Aim
Reproduce the listing exactly and skip over any pictures.

━━━━━━━━━━━━━━━━━━━━

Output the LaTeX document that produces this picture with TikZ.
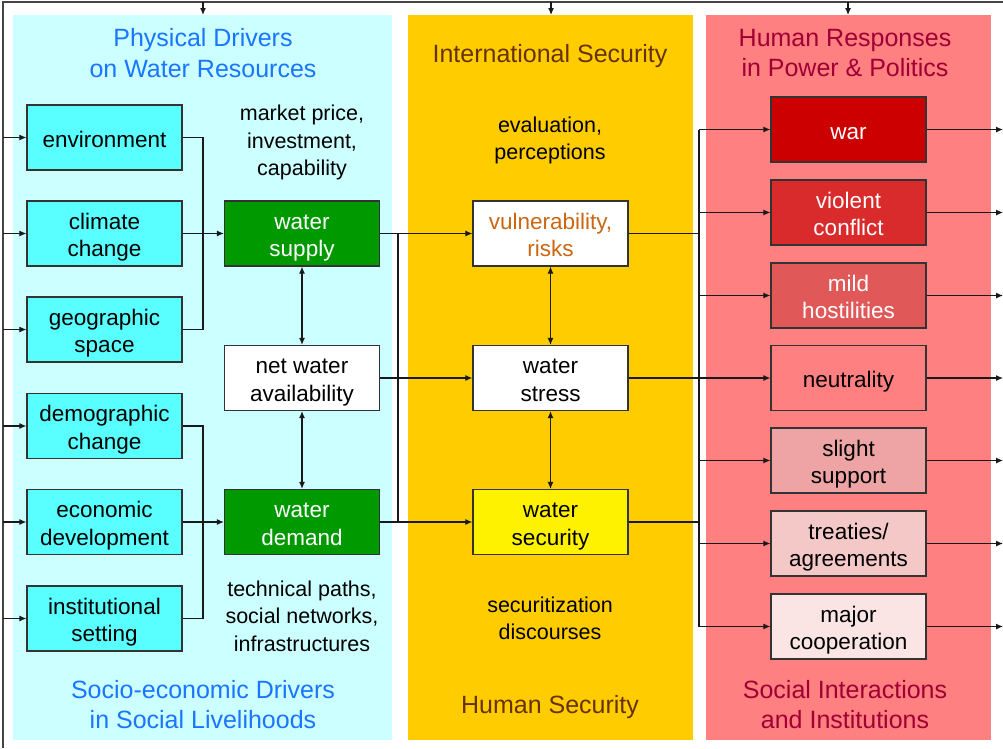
\documentclass[tikz,border=0pt]{standalone}
\usepackage{fontspec}
\setmainfont{Liberation Sans}
\usetikzlibrary{arrows.meta}
\definecolor{cyanpanel}{HTML}{CCFFFF}
\definecolor{cyanbox}{HTML}{59FFFF}
\definecolor{orangepanel}{HTML}{FFCC00}
\definecolor{pinkpanel}{HTML}{FF8080}
\definecolor{greenbox}{HTML}{009900}
\definecolor{titleblue}{HTML}{1A75FF}
\definecolor{titlebrown}{HTML}{663300}
\definecolor{titlered}{HTML}{A00033}
\definecolor{vulntext}{HTML}{CC6611}
\definecolor{cWar}{HTML}{CC0000}
\definecolor{cViol}{HTML}{D92B2B}
\definecolor{cMild}{HTML}{E05858}
\definecolor{cNeut}{HTML}{FF8080}
\definecolor{cSlight}{HTML}{EEA4A4}
\definecolor{cTreat}{HTML}{F5C8C8}
\definecolor{cMajor}{HTML}{FAE4E4}
\definecolor{framegray}{HTML}{444444}
\begin{document}
\begin{tikzpicture}[x=1pt,y=-1pt,
  box/.style={draw=black!80,line width=1.2pt,minimum width=155pt,minimum height=65pt,
    inner sep=0pt,align=center,font=\fontsize{22.5}{27.5}\selectfont,
    text height=46.8pt,text depth=0pt},
  one/.style={text height=19.8pt,text depth=0pt},
  ptitle/.style={align=center,font=\fontsize{25}{30.5}\selectfont},
  plabel/.style={align=center,font=\fontsize{21.5}{27.5}\selectfont},
  conn/.style={line width=1.1pt,draw=black!90},
  arr/.style={conn,-{Latex[length=7pt,width=6pt]}},
  darr/.style={conn,{Latex[length=7pt,width=6pt]}-{Latex[length=7pt,width=6pt]}},
  framel/.style={line width=1.4pt,draw=framegray}]
\useasboundingbox (0,0) rectangle (1003,748);
% panels
\fill[cyanpanel] (13,15) rectangle (392,740);
\fill[orangepanel] (408,15) rectangle (693,740);
\fill[pinkpanel] (706,15) rectangle (991,740);
% titles
\node[ptitle,text=titleblue] (t1) at (203,53) {Physical Drivers\\on Water Resources};
\node[ptitle,text=titleblue] (t2) at (203,704.5) {Socio-economic Drivers\\in Social Livelihoods};
\node[ptitle,text=titlebrown] (t3) at (550,56) {International Security};
\node[ptitle,text=titlebrown] (t4) at (550,707) {Human Security};
\node[ptitle,text=titlered] (t5) at (845,53) {Human Responses\\in Power \& Politics};
\node[ptitle,text=titlered] (t6) at (845,704.5) {Social Interactions\\and Institutions};
% labels
\node[plabel] (l1) at (302,142.7) {market price,\\investment,\\capability};
\node[plabel] (l2) at (302,616) {technical paths,\\social networks,\\infrastructures};
\node[plabel] (l3) at (550,140.5) {evaluation,\\perceptions};
\node[plabel] (l4) at (550,618.5) {securitization\\discourses};
% left boxes
\node[box,one,fill=cyanbox] (env) at (104.5,137.5) {environment};
\node[box,fill=cyanbox] (clim) at (104.5,233.5) {climate\\change};
\node[box,fill=cyanbox] (geo) at (104.5,329.5) {geographic\\space};
\node[box,fill=cyanbox] (demo) at (104.5,426) {demographic\\change};
\node[box,fill=cyanbox] (econ) at (104.5,522) {economic\\development};
\node[box,fill=cyanbox] (inst) at (104.5,618.5) {institutional\\setting};
% middle boxes
\node[box,fill=greenbox,text=white] (supply) at (302,233.5) {water\\supply};
\node[box,fill=white] (net) at (302,378) {net water\\availability};
\node[box,fill=greenbox,text=white] (demand) at (302,522) {water\\demand};
% orange boxes
\node[box,fill=white,text=vulntext] (vuln) at (550.5,233.5) {vulnerability,\\risks};
\node[box,fill=white] (stress) at (550.5,378) {water\\stress};
\node[box,fill=yellow] (secur) at (550.5,522) {water\\security};
% right boxes
\node[box,one,fill=cWar,text=white] (war) at (848.5,129.5) {war};
\node[box,fill=cViol,text=white] (viol) at (848.5,212.5) {violent\\conflict};
\node[box,fill=cMild,text=white] (mild) at (848.5,295.5) {mild\\hostilities};
\node[box,one,fill=cNeut] (neut) at (848.5,378) {neutrality};
\node[box,fill=cSlight] (slight) at (848.5,460.5) {slight\\support};
\node[box,fill=cTreat] (treat) at (848.5,543.5) {treaties/\\agreements};
\node[box,fill=cMajor] (major) at (848.5,626.5) {major\\cooperation};
% frame
\coordinate (fbl) at (3,748);
\coordinate (ftl) at (3,2);
\coordinate (ftr) at (1003,2);
\coordinate (rend) at (1003,0);
\draw[framel] (fbl) -- (ftl) -- (ftr);
\foreach \px/\pn in {203/t1,551/t3,848/t5}{
  \coordinate (ta\pn) at (\px,2);
  \coordinate (tb\pn) at (\px,15);
  \draw[arr] (ta\pn) -- (tb\pn);
}
\foreach \n in {env,clim,geo,demo,econ,inst}{
  \draw[arr] (ftl |- \n.west) -- (\n.west);
}
\foreach \n in {war,viol,mild,neut,slight,treat,major}{
  \draw[arr] (\n.east) -- (rend |- \n.east);
}
% collectors left
\coordinate (c1) at (203,0);
\draw[conn] (env.east) -| (c1 |- geo.east) -- (geo.east);
\draw[conn] (clim.east) -- (c1 |- clim.east);
\draw[arr] (c1 |- supply.west) -- (supply.west);
\draw[conn] (demo.east) -| (c1 |- inst.east) -- (inst.east);
\draw[conn] (econ.east) -- (c1 |- econ.east);
\draw[arr] (c1 |- demand.west) -- (demand.west);
% middle
\draw[darr] (supply.south) -- (net.north);
\draw[darr] (net.south) -- (demand.north);
\coordinate (c2) at (398,0);
\draw[conn] (c2 |- supply.east) -- (c2 |- demand.east);
\draw[arr] (supply.east) -- (vuln.west);
\draw[arr] (net.east) -- (stress.west);
\draw[arr] (demand.east) -- (secur.west);
% orange
\draw[darr] (vuln.south) -- (stress.north);
\draw[darr] (stress.south) -- (secur.north);
\coordinate (c3) at (699,0);
\draw[conn] (c3 |- war.west) -- (c3 |- major.west);
\draw[conn] (vuln.east) -- (c3 |- vuln.east);
\draw[conn] (secur.east) -- (c3 |- secur.east);
\draw[arr] (stress.east) -- (neut.west);
\foreach \n in {war,viol,mild,slight,treat,major}{
  \draw[arr] (c3 |- \n.west) -- (\n.west);
}
\end{tikzpicture}
\end{document}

━━━━━━━━━━━━━━━━━━━━

Full solution
Output the LaTeX document that produces this picture with TikZ.
\documentclass[tikz,border=0pt]{standalone}
\usepackage{fontspec}
\setmainfont{Liberation Sans}
\usetikzlibrary{arrows.meta}
\definecolor{cyanpanel}{HTML}{CCFFFF}
\definecolor{cyanbox}{HTML}{59FFFF}
\definecolor{orangepanel}{HTML}{FFCC00}
\definecolor{pinkpanel}{HTML}{FF8080}
\definecolor{greenbox}{HTML}{009900}
\definecolor{titleblue}{HTML}{1A75FF}
\definecolor{titlebrown}{HTML}{663300}
\definecolor{titlered}{HTML}{A00033}
\definecolor{vulntext}{HTML}{CC6611}
\definecolor{cWar}{HTML}{CC0000}
\definecolor{cViol}{HTML}{D92B2B}
\definecolor{cMild}{HTML}{E05858}
\definecolor{cNeut}{HTML}{FF8080}
\definecolor{cSlight}{HTML}{EEA4A4}
\definecolor{cTreat}{HTML}{F5C8C8}
\definecolor{cMajor}{HTML}{FAE4E4}
\definecolor{framegray}{HTML}{444444}
\begin{document}
\begin{tikzpicture}[x=1pt,y=-1pt,
  box/.style={draw=black!80,line width=1.2pt,minimum width=155pt,minimum height=65pt,
    inner sep=0pt,align=center,font=\fontsize{22.5}{27.5}\selectfont,
    text height=46.8pt,text depth=0pt},
  one/.style={text height=19.8pt,text depth=0pt},
  ptitle/.style={align=center,font=\fontsize{25}{30.5}\selectfont},
  plabel/.style={align=center,font=\fontsize{21.5}{27.5}\selectfont},
  conn/.style={line width=1.1pt,draw=black!90},
  arr/.style={conn,-{Latex[length=7pt,width=6pt]}},
  darr/.style={conn,{Latex[length=7pt,width=6pt]}-{Latex[length=7pt,width=6pt]}},
  framel/.style={line width=1.4pt,draw=framegray}]
\useasboundingbox (0,0) rectangle (1003,748);
% panels
\fill[cyanpanel] (13,15) rectangle (392,740);
\fill[orangepanel] (408,15) rectangle (693,740);
\fill[pinkpanel] (706,15) rectangle (991,740);
% titles
\node[ptitle,text=titleblue] (t1) at (203,53) {Physical Drivers\\on Water Resources};
\node[ptitle,text=titleblue] (t2) at (203,704.5) {Socio-economic Drivers\\in Social Livelihoods};
\node[ptitle,text=titlebrown] (t3) at (550,56) {International Security};
\node[ptitle,text=titlebrown] (t4) at (550,707) {Human Security};
\node[ptitle,text=titlered] (t5) at (845,53) {Human Responses\\in Power \& Politics};
\node[ptitle,text=titlered] (t6) at (845,704.5) {Social Interactions\\and Institutions};
% labels
\node[plabel] (l1) at (302,142.7) {market price,\\investment,\\capability};
\node[plabel] (l2) at (302,616) {technical paths,\\social networks,\\infrastructures};
\node[plabel] (l3) at (550,140.5) {evaluation,\\perceptions};
\node[plabel] (l4) at (550,618.5) {securitization\\discourses};
% left boxes
\node[box,one,fill=cyanbox] (env) at (104.5,137.5) {environment};
\node[box,fill=cyanbox] (clim) at (104.5,233.5) {climate\\change};
\node[box,fill=cyanbox] (geo) at (104.5,329.5) {geographic\\space};
\node[box,fill=cyanbox] (demo) at (104.5,426) {demographic\\change};
\node[box,fill=cyanbox] (econ) at (104.5,522) {economic\\development};
\node[box,fill=cyanbox] (inst) at (104.5,618.5) {institutional\\setting};
% middle boxes
\node[box,fill=greenbox,text=white] (supply) at (302,233.5) {water\\supply};
\node[box,fill=white] (net) at (302,378) {net water\\availability};
\node[box,fill=greenbox,text=white] (demand) at (302,522) {water\\demand};
% orange boxes
\node[box,fill=white,text=vulntext] (vuln) at (550.5,233.5) {vulnerability,\\risks};
\node[box,fill=white] (stress) at (550.5,378) {water\\stress};
\node[box,fill=yellow] (secur) at (550.5,522) {water\\security};
% right boxes
\node[box,one,fill=cWar,text=white] (war) at (848.5,129.5) {war};
\node[box,fill=cViol,text=white] (viol) at (848.5,212.5) {violent\\conflict};
\node[box,fill=cMild,text=white] (mild) at (848.5,295.5) {mild\\hostilities};
\node[box,one,fill=cNeut] (neut) at (848.5,378) {neutrality};
\node[box,fill=cSlight] (slight) at (848.5,460.5) {slight\\support};
\node[box,fill=cTreat] (treat) at (848.5,543.5) {treaties/\\agreements};
\node[box,fill=cMajor] (major) at (848.5,626.5) {major\\cooperation};
% frame
\coordinate (fbl) at (3,748);
\coordinate (ftl) at (3,2);
\coordinate (ftr) at (1003,2);
\coordinate (rend) at (1003,0);
\draw[framel] (fbl) -- (ftl) -- (ftr);
\foreach \px/\pn in {203/t1,551/t3,848/t5}{
  \coordinate (ta\pn) at (\px,2);
  \coordinate (tb\pn) at (\px,15);
  \draw[arr] (ta\pn) -- (tb\pn);
}
\foreach \n in {env,clim,geo,demo,econ,inst}{
  \draw[arr] (ftl |- \n.west) -- (\n.west);
}
\foreach \n in {war,viol,mild,neut,slight,treat,major}{
  \draw[arr] (\n.east) -- (rend |- \n.east);
}
% collectors left
\coordinate (c1) at (203,0);
\draw[conn] (env.east) -| (c1 |- geo.east) -- (geo.east);
\draw[conn] (clim.east) -- (c1 |- clim.east);
\draw[arr] (c1 |- supply.west) -- (supply.west);
\draw[conn] (demo.east) -| (c1 |- inst.east) -- (inst.east);
\draw[conn] (econ.east) -- (c1 |- econ.east);
\draw[arr] (c1 |- demand.west) -- (demand.west);
% middle
\draw[darr] (supply.south) -- (net.north);
\draw[darr] (net.south) -- (demand.north);
\coordinate (c2) at (398,0);
\draw[conn] (c2 |- supply.east) -- (c2 |- demand.east);
\draw[arr] (supply.east) -- (vuln.west);
\draw[arr] (net.east) -- (stress.west);
\draw[arr] (demand.east) -- (secur.west);
% orange
\draw[darr] (vuln.south) -- (stress.north);
\draw[darr] (stress.south) -- (secur.north);
\coordinate (c3) at (699,0);
\draw[conn] (c3 |- war.west) -- (c3 |- major.west);
\draw[conn] (vuln.east) -- (c3 |- vuln.east);
\draw[conn] (secur.east) -- (c3 |- secur.east);
\draw[arr] (stress.east) -- (neut.west);
\foreach \n in {war,viol,mild,slight,treat,major}{
  \draw[arr] (c3 |- \n.west) -- (\n.west);
}
\end{tikzpicture}
\end{document}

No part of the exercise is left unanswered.